- **Information shown**

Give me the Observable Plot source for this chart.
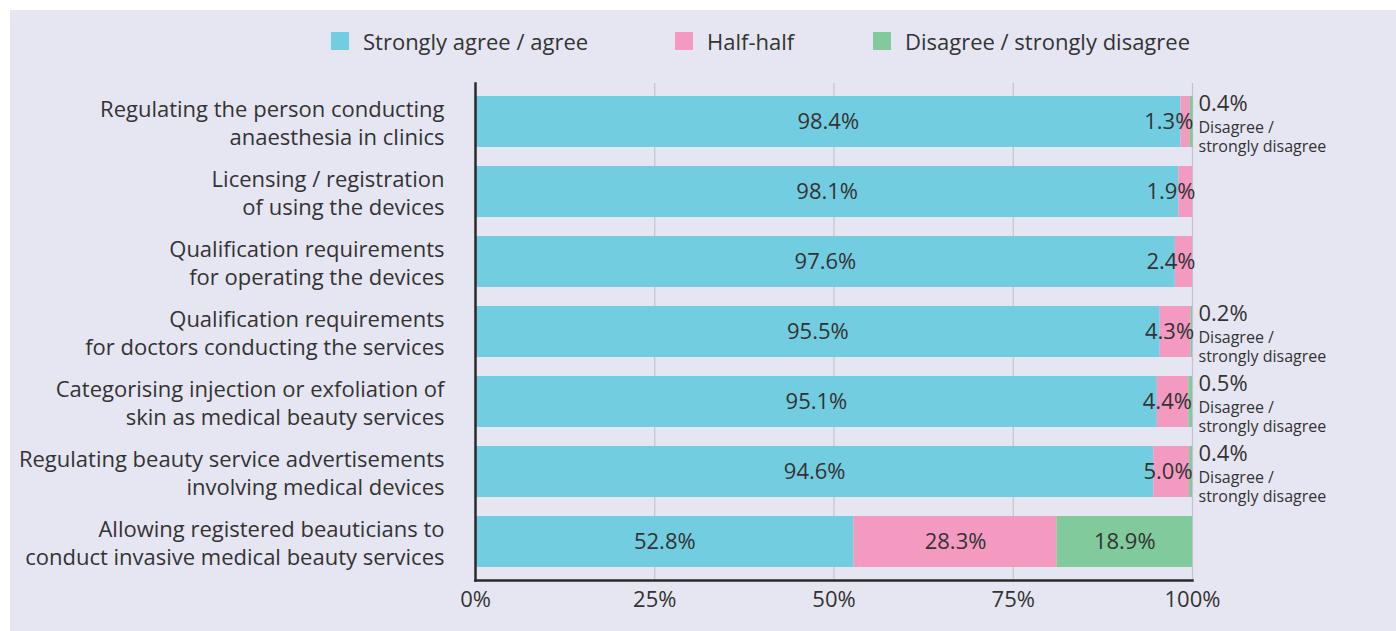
<!DOCTYPE html>
<html>
<head>
<meta charset="utf-8">
<script src="https://cdn.jsdelivr.net/npm/d3@7"></script>
<script src="https://cdn.jsdelivr.net/npm/@observablehq/plot@0.6"></script>
<style>
  html, body { margin: 0; padding: 0; background: #ffffff; }
  #panel { position: absolute; left: 10px; top: 10px; width: 1386px; height: 621px; background: #e6e6f2; overflow: hidden;
           font-family: "Open Sans", sans-serif; color: #333; }
  #legend { position: absolute; left: 0; top: 0; width: 100%; height: 60px; }
  .item { position: absolute; top: 19px; display: flex; align-items: center; font-size: 22px; line-height: 24px; }
  .sw { width: 18px; height: 18px; margin-right: 14px; }
  #chart { position: absolute; left: 0; top: 60px; }
</style>
</head>
<body>
<div id="panel">
  <div id="legend"></div>
  <div id="chart"></div>
</div>
<script>
const categories = [
  "Regulating the person conducting\nanaesthesia in clinics",
  "Licensing / registration\nof using the devices",
  "Qualification requirements\nfor operating the devices",
  "Qualification requirements\nfor doctors conducting the services",
  "Categorising injection or exfoliation of\nskin as medical beauty services",
  "Regulating beauty service advertisements\ninvolving medical devices",
  "Allowing registered beauticians to\nconduct invasive medical beauty services"
];
const agree    = [98.4, 98.1, 97.6, 95.5, 95.1, 94.6, 52.8];
const half     = [1.3, 1.9, 2.4, 4.3, 4.4, 5.0, 28.3];
const disagree = [0.4, 0, 0, 0.2, 0.5, 0.4, 18.9];
const seriesNames = ["Strongly agree / agree", "Half-half", "Disagree / strongly disagree"];
const seriesColors = ["#73cde0", "#f49ac1", "#81ca9b"];
const xTicks = [0, 25, 50, 75, 100];
const disagreeNote = "Disagree /\nstrongly disagree";

const rows = categories.map((c, i) => ({cat: c, agree: agree[i], half: half[i], disagree: disagree[i]}));
const long = [];
rows.forEach(r => {
  long.push({cat: r.cat, series: seriesNames[0], value: r.agree});
  long.push({cat: r.cat, series: seriesNames[1], value: r.half});
  long.push({cat: r.cat, series: seriesNames[2], value: r.disagree});
});
const fmt = v => v.toFixed(1) + "%";

// legend
const legendLeft = [321, 665, 863];
const legend = document.getElementById("legend");
seriesNames.forEach((s, i) => {
  const it = document.createElement("div");
  it.className = "item";
  it.style.left = legendLeft[i] + "px";
  it.innerHTML = `<div class="sw" style="background:${seriesColors[i]}"></div><span>${s}</span>`;
  legend.appendChild(it);
});

const small = rows.filter(d => d.disagree > 0 && d.disagree < 10);

const chart = Plot.plot({
  width: 1386,
  height: 561,
  marginLeft: 465,
  marginRight: 204,
  marginTop: 13,
  marginBottom: 51,
  style: {fontFamily: "'Open Sans', sans-serif", fontSize: "22px", color: "#333", background: "transparent", overflow: "visible"},
  x: {domain: [0, 100], ticks: xTicks},
  y: {domain: categories, paddingInner: 0.275, paddingOuter: 0.17, label: null},
  color: {domain: seriesNames, range: seriesColors},
  marks: [
    Plot.gridX(xTicks.filter(t => t > 0), {stroke: "#c4c4cc", strokeOpacity: 1, strokeWidth: 1.2}),
    Plot.barX(long, Plot.stackX({x: "value", y: "cat", fill: "series", order: seriesNames, offset: null})),
    Plot.text(rows, {x: d => d.agree / 2, y: "cat", text: d => fmt(d.agree), fill: "#333", fontSize: 22}),
    Plot.text(rows.filter(d => d.half < 10), {x: d => d.agree + d.half, y: "cat", text: d => fmt(d.half), fill: "#333", fontSize: 22, textAnchor: "end", dx: 3}),
    Plot.text(rows.filter(d => d.half >= 10), {x: d => d.agree + d.half / 2, y: "cat", text: d => fmt(d.half), fill: "#333", fontSize: 22}),
    Plot.text(rows.filter(d => d.disagree >= 10), {x: d => d.agree + d.half + d.disagree / 2, y: "cat", text: d => fmt(d.disagree), fill: "#333", fontSize: 22}),
    Plot.text(small, {x: 100, y: "cat", text: d => fmt(d.disagree), fill: "#333", fontSize: 22, textAnchor: "start", dx: 6, dy: -18}),
    Plot.text(small, {x: 100, y: "cat", text: () => disagreeNote, fill: "#333", fontSize: 16, lineHeight: 1.2, textAnchor: "start", dx: 6, dy: 14}),
    Plot.axisX({ticks: xTicks, tickSize: 0, tickPadding: 11, tickFormat: d => d + "%", fontSize: 22, label: null, fill: "#333"}),
    Plot.axisY({tickSize: 0, tickPadding: 31, fontSize: 22, lineHeight: 1.27, label: null, fill: "#333"}),
    Plot.frame({anchor: "bottom", stroke: "#2a2a2a", strokeWidth: 2.5}),
    Plot.frame({anchor: "left", stroke: "#2a2a2a", strokeWidth: 2.5})
  ]
});
document.getElementById("chart").appendChild(chart);
</script>
</body>
</html>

- **Problem to work on**
Gather, from the listing above, every line carrying the word "chart".

- **Correct output**
Give me the Observable Plot source for this chart.
  #chart { position: absolute; left: 0; top: 60px; }
  <div id="chart"></div>
const chart = Plot.plot({
document.getElementById("chart").appendChild(chart);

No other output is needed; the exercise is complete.